Here's a list of some of the pirate stores found in China:

  • 11 Furniture, a 10,000-square-foot furniture warehouse, is bathed in Ikea's well-known blue and yellow colour scheme. There are miniature pencils to write down the numbers of furniture, and the merchandise bears more than a passing resemblance to the common-sense look of Ikea. Mock-up rooms? The Chinese version has them, too. Plus, the minimalist cafeteria serves Swedish meatballs that can also lead to authentic tummy regret.
  • In Kunming, China, five stores selling real Apple products were investigated in July because they imitated the actual Apple store to such an extent that customers unfamiliar with the real deal couldn't tell the difference. But three were allowed to stay open because officials couldn't find any actual fake products. Apple only has four official stores in China.
  • Also in Kunming, there are four Nike stores on one popular pedestrian-only street. Trouble is, Nike lists only three of its stores on that street, meaning one is an imposter.
  • In 2006, Starbucks won a copyright lawsuit against Shanghai Xing Bake Café, which was using the company's Chinese name and copying the design of the Seattle-based coffee shop.
  • Western fast-food chains are also finding stores mimicking their brands. For example, there are sub shops selling six and 12-inch subs (like Subway), and one shop will even accept Subway stamps. But since Subway has only about 200 shops in China, the mimicry may actually be expanding its brand awareness.
  • Shijingshan Amusement Park was forced to close down in May because their characters looked just like Disney's Mickey and Minnie Mouse. And the park's familiar centerpiece, labelled "Cinderella's Castle," could easily be mistaken for being in Disney World. A promo banner for the park even said, "Disney is too far, so please come to Shijingshan."

Get rich quick?

According to Panos Mourdoukoutas, an economics expert in New York, China's desire to copy and clone Western brands comes from a series of factors relating to culture, politics and weak laws.

Writing in a recent article for Forbes, Mourdoukoutas spoke about a pervasive "get rich quickly mentality" as China attempts to recover from years of poverty and failed communism.

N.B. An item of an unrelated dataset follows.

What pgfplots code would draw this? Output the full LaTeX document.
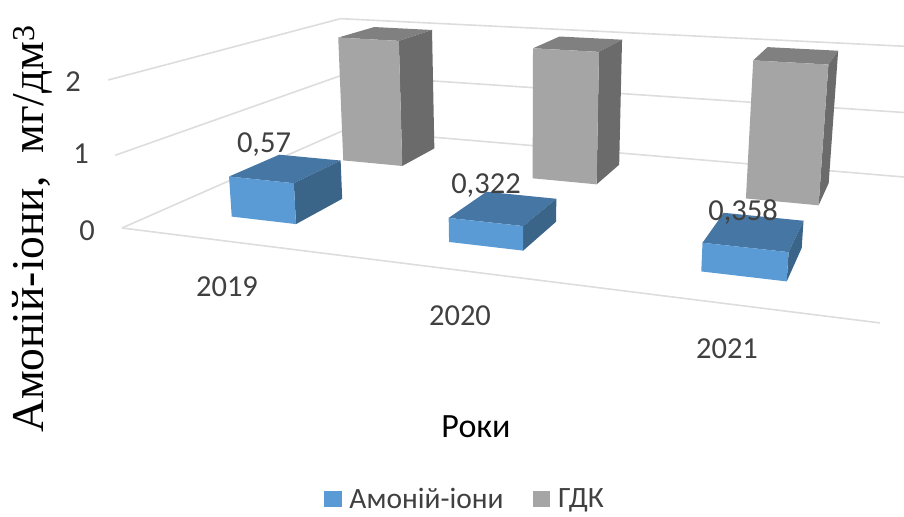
\documentclass[border=0pt]{standalone}
\usepackage{pgfplots}
\pgfplotsset{compat=1.18}
\usepackage{fontspec}
\setmainfont{Carlito}
\newfontfamily\serifaxis{Liberation Serif}
\definecolor{gridc}{HTML}{DDDDDD}
\definecolor{blueF}{HTML}{5B9BD5}
\definecolor{blueS}{HTML}{3A6488}
\definecolor{blueT}{HTML}{4676A3}
\definecolor{grayF}{HTML}{A5A5A5}
\definecolor{grayS}{HTML}{6B6B6B}
\definecolor{grayT}{HTML}{808080}
\definecolor{txt}{HTML}{404040}

% world coordinates: u along the years (0..1), v in depth (0..1), w = value
\newcommand\face[1]{%
  \addplot[forget plot,#1] table[row sep=\\,
    x expr={px(\thisrow{u},\thisrow{v},\thisrow{w})},
    y expr={py(\thisrow{u},\thisrow{v},\thisrow{w})}]}
% cuboid: u0 u1 v0 v1 value, colours front side top
\newcommand\cuboid[8]{%
  \face{fill=#8,draw=none}{u v w\\ #1 #3 #5\\ #2 #3 #5\\ #2 #4 #5\\ #1 #4 #5\\};
  \face{fill=#7,draw=none}{u v w\\ #2 #3 0\\ #2 #4 0\\ #2 #4 #5\\ #2 #3 #5\\};
  \face{fill=#6,draw=none}{u v w\\ #1 #3 0\\ #2 #3 0\\ #2 #3 #5\\ #1 #3 #5\\};
}
\newcommand\gridline[6]{%
  \face{draw=gridc,line width=1.6bp}{u v w\\ #1 #2 #3\\ #4 #5 #6\\};
}

\begin{document}
\begin{tikzpicture}
\useasboundingbox (0,0) rectangle (904bp,517bp);
\begin{axis}[
  at={(0,0)},anchor=south west,
  scale only axis,width=904bp,height=517bp,
  xmin=0,xmax=904,ymin=0,ymax=517,y dir=reverse,
  hide axis,clip mode=individual,
  declare function={
    den(\u,\v,\w)=1-0.2082*\u+0.3512*\v-0.01674*\w;
    px(\u,\v,\w)=(122+574.8*\u+344.2*\v-8.7*\w)/den(\u,\v,\w);
    py(\u,\v,\w)=(228+27.7*\u-52.7*\v-75.35*\w)/den(\u,\v,\w);
  },
  legend style={at={(axis cs:324,512)},anchor=south west,draw=none,fill=none,
    legend columns=2,font=\fontsize{29.5bp}{29.5bp}\selectfont,text=txt,
    inner sep=0pt,outer sep=0pt,
    /tikz/every even column/.style={column sep=27bp},
    /tikz/every odd column/.style={column sep=6bp}},
  legend image code/.code={\fill[#1,draw=none] (0cm,-8bp) rectangle (17.5bp,8bp);},
]
% walls and floor
\gridline{0}{0}{0}{1}{0}{0}
\gridline{0}{0}{0}{0}{1}{0}
\gridline{0}{0}{1}{0}{1}{1}
\gridline{0}{0}{2}{0}{1}{2}
\gridline{0}{1}{0}{1}{1}{0}
\gridline{0}{1}{1}{1}{1}{1}
\gridline{0}{1}{2}{1}{1}{2}
% limit series (rear row)
\cuboid{0.107}{0.216}{0.68}{0.88}{2}{grayF}{grayS}{grayT}
\cuboid{0.443}{0.548}{0.68}{0.88}{2}{grayF}{grayS}{grayT}
\cuboid{0.778}{0.883}{0.68}{0.88}{2}{grayF}{grayS}{grayT}
% ammonium series (front row)
\cuboid{0.112}{0.216}{0.152}{0.36}{0.57}{blueF}{blueS}{blueT}
\cuboid{0.447}{0.551}{0.152}{0.36}{0.322}{blueF}{blueS}{blueT}
\cuboid{0.783}{0.886}{0.152}{0.36}{0.358}{blueF}{blueS}{blueT}

\addlegendimage{fill=blueF}\addlegendentry{Амоній-іони}
\addlegendimage{fill=grayF}\addlegendentry{ГДК}

\begin{scope}[every node/.style={font=\fontsize{30.5bp}{30.5bp}\selectfont,text=txt,inner sep=0pt}]
\node at (axis cs:264,145) {0,57};
\node at (axis cs:486,186) {0,322};
\node at (axis cs:743,212) {0,358};
\node at (axis cs:227,287) {2019};
\node at (axis cs:460,316) {2020};
\node at (axis cs:727,349) {2021};
\node at (axis cs:87,231) {0};
\node at (axis cs:81,154) {1};
\node at (axis cs:73,82) {2};
\node[text=black,font=\fontsize{34bp}{34bp}\selectfont] at (axis cs:476,427) {Роки};
\end{scope}
\node[rotate=90,inner sep=0pt,font=\serifaxis\fontsize{45.5bp}{45.5bp}\selectfont,text=black]
  at (axis cs:32,229) {Амоній-іони,\ \ мг/дм\textsuperscript{3}};
\end{axis}
\end{tikzpicture}
\end{document}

However, Mourdoukoutas notes that despite this desire to raise living standards at home, some business owners "have yet to grasp the meaning of modern capitalism: a system of wealth creation within certain social norms, including respect for other people's property."

On the other hand, scarcity may be contributing to the issue, as Chinese entrepreneurs move in to take advantage of consumers with increased spending cash.

While brand knock-offs are garnering headlines and legal action in China, are North American entrepreneurs much better?

Eddie Murphy fans will remember the fake fast-food spot McDowell's in the 80s movie "Coming to America" as a key reminder of domestic rip-off artists.

In the real world, it's common to find fast food spots named Dairy King or B&W in many towns and smaller communities that haven't been granted franchises by bigger chain restaurants.

Plus, while many fake brands are made in China, Canadians have no problem purchasing cheaply made imitation iPods and other devices at big-box stores.

In fact, the Office of the United States Trade Representative placed Canada on a "priority watch list" in 2011 for counterfeiting, alongside nations like China, Russia and India.

"Unfortunately, Canadian efforts in 2010 to enact long-awaited copyright legislation were unsuccessful," the U.S. report said.

The report also recommended that "Canada should provide its customs officials with (official) authority to effectively stop the transit of counterfeit and pirated products through its territory."

Certainly, it's something to keep in mind this winter, when you spot a "down-filled Canada Goose parka" online for a fraction of the price.